> _Recorded information_:
· · ·
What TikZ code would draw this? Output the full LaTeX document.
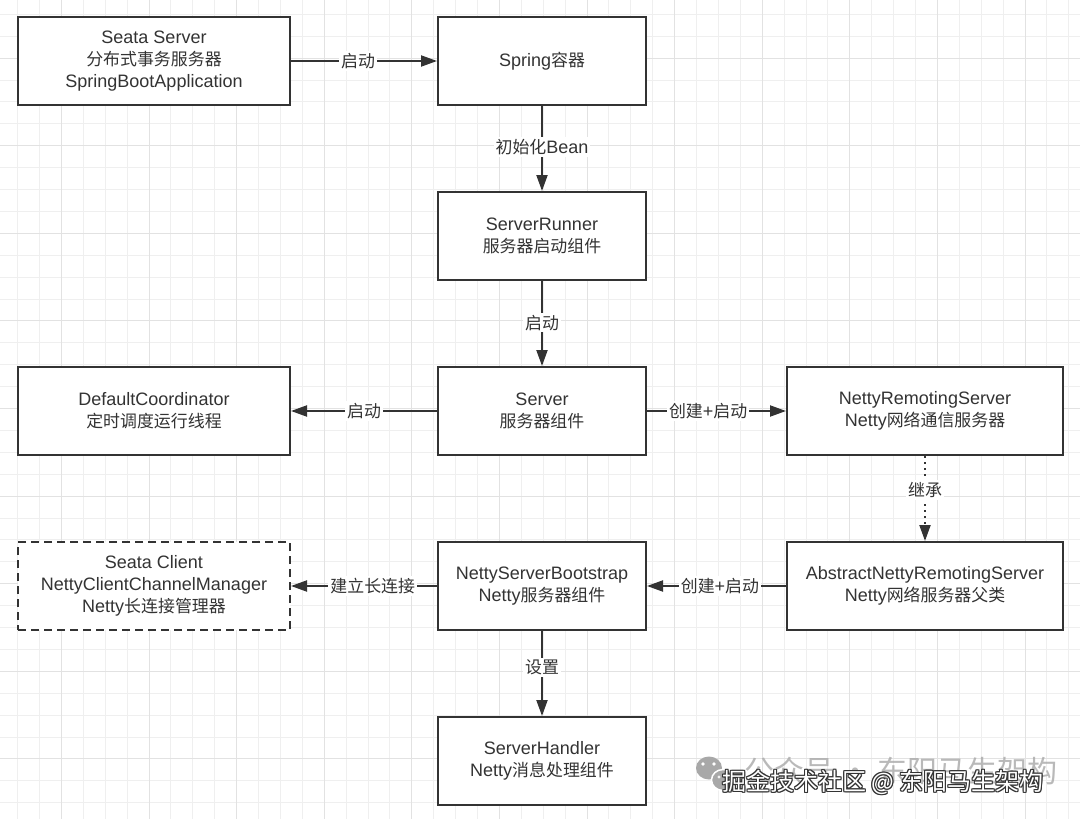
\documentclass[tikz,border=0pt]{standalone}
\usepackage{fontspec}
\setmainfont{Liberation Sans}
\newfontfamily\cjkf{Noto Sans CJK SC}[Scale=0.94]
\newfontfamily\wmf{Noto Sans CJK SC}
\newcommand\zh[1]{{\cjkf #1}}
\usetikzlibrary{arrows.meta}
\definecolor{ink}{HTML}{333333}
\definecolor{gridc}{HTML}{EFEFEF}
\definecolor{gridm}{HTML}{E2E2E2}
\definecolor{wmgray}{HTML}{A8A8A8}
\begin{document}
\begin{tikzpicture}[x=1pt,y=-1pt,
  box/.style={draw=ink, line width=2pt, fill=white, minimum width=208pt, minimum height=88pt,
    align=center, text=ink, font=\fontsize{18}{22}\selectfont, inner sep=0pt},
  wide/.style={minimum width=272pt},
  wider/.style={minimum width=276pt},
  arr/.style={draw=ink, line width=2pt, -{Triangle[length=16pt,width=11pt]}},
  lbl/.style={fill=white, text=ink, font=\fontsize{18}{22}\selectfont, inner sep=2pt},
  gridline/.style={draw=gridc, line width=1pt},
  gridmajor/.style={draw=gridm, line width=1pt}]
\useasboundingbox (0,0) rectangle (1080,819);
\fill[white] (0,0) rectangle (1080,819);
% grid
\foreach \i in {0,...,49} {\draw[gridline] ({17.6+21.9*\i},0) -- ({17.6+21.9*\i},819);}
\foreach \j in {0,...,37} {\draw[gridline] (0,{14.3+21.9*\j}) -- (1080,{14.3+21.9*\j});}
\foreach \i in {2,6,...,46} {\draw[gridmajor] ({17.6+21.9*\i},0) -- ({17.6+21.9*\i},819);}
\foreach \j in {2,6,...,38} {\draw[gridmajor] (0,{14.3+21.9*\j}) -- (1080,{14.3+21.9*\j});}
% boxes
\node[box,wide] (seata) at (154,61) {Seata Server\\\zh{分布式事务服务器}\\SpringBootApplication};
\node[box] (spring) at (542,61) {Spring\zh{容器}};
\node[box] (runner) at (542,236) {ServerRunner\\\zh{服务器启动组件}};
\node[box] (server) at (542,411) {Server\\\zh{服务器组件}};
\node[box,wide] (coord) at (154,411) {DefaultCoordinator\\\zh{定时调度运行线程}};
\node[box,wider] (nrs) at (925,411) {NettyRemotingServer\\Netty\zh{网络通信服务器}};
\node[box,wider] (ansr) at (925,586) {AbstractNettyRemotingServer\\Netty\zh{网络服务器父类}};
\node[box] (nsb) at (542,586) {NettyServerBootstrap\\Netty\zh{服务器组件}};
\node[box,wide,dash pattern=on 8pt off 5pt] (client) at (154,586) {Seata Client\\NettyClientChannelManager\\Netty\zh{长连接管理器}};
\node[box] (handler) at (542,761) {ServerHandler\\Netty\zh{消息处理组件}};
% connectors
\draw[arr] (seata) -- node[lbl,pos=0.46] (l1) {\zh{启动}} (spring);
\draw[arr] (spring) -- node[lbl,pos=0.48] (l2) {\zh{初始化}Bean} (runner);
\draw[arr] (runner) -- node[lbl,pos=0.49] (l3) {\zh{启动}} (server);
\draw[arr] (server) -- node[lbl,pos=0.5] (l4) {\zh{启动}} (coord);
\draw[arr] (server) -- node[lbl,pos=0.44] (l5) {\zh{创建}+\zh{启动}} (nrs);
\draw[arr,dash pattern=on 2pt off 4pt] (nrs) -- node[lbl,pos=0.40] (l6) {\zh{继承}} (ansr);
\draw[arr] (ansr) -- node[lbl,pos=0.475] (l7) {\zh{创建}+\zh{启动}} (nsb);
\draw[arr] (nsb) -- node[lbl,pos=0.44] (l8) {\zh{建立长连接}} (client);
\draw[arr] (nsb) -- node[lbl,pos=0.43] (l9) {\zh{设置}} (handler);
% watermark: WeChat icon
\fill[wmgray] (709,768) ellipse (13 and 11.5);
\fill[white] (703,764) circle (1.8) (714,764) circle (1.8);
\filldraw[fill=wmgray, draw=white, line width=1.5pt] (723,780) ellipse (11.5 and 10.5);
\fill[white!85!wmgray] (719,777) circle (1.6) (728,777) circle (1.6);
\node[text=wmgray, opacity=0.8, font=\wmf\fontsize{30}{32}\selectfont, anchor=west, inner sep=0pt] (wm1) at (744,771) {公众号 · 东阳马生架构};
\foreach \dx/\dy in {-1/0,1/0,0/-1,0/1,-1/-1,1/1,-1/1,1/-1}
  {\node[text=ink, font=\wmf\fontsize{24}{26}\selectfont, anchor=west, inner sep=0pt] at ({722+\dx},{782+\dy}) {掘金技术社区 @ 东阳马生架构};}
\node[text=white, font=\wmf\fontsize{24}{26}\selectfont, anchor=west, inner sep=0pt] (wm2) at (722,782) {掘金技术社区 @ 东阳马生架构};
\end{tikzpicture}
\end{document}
· · ·
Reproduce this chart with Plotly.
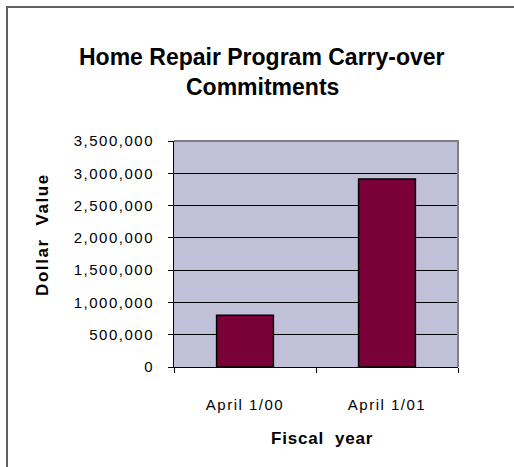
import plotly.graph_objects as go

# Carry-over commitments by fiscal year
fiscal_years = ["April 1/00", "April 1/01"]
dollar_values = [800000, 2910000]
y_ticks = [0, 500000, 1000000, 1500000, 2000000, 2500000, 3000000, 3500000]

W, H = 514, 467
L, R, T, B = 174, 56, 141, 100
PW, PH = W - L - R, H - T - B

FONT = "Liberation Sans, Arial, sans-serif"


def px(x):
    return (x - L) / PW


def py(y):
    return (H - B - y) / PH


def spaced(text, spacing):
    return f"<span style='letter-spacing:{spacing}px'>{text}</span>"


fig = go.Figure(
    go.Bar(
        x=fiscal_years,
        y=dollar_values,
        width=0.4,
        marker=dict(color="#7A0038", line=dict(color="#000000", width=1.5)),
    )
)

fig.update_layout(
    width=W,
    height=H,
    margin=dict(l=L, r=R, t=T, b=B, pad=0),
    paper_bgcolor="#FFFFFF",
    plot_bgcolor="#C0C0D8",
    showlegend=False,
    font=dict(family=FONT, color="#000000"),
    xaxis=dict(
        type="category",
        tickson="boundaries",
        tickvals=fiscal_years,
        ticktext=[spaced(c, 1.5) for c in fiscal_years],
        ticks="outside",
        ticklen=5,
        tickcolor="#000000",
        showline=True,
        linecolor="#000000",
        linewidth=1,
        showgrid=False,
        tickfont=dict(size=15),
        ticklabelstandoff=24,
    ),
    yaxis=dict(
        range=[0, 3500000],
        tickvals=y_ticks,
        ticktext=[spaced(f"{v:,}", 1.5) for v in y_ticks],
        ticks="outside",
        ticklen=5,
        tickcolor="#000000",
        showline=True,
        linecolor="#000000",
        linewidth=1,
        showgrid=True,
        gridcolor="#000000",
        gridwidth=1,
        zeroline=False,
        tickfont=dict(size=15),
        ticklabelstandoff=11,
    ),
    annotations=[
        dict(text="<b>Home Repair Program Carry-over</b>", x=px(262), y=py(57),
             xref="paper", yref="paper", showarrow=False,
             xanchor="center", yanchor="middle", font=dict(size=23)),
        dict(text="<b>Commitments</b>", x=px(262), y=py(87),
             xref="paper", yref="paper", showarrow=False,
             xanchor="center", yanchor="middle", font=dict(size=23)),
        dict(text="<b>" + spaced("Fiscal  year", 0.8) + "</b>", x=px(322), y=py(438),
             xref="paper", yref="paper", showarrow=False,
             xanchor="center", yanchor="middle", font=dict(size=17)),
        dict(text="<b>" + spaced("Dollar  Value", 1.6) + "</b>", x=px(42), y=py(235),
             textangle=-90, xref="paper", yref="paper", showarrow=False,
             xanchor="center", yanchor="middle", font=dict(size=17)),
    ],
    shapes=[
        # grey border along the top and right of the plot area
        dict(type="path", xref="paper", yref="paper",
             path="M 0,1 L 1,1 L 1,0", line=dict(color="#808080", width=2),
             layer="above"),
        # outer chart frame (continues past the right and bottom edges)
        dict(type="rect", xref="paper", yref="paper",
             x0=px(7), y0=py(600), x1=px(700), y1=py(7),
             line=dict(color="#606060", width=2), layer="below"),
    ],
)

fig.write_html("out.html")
· · ·
> _Your objective_: Report each line in the data that holds the word "chart".

> _Response for this exercise_:
Reproduce this chart with Plotly.
        # outer chart frame (continues past the right and bottom edges)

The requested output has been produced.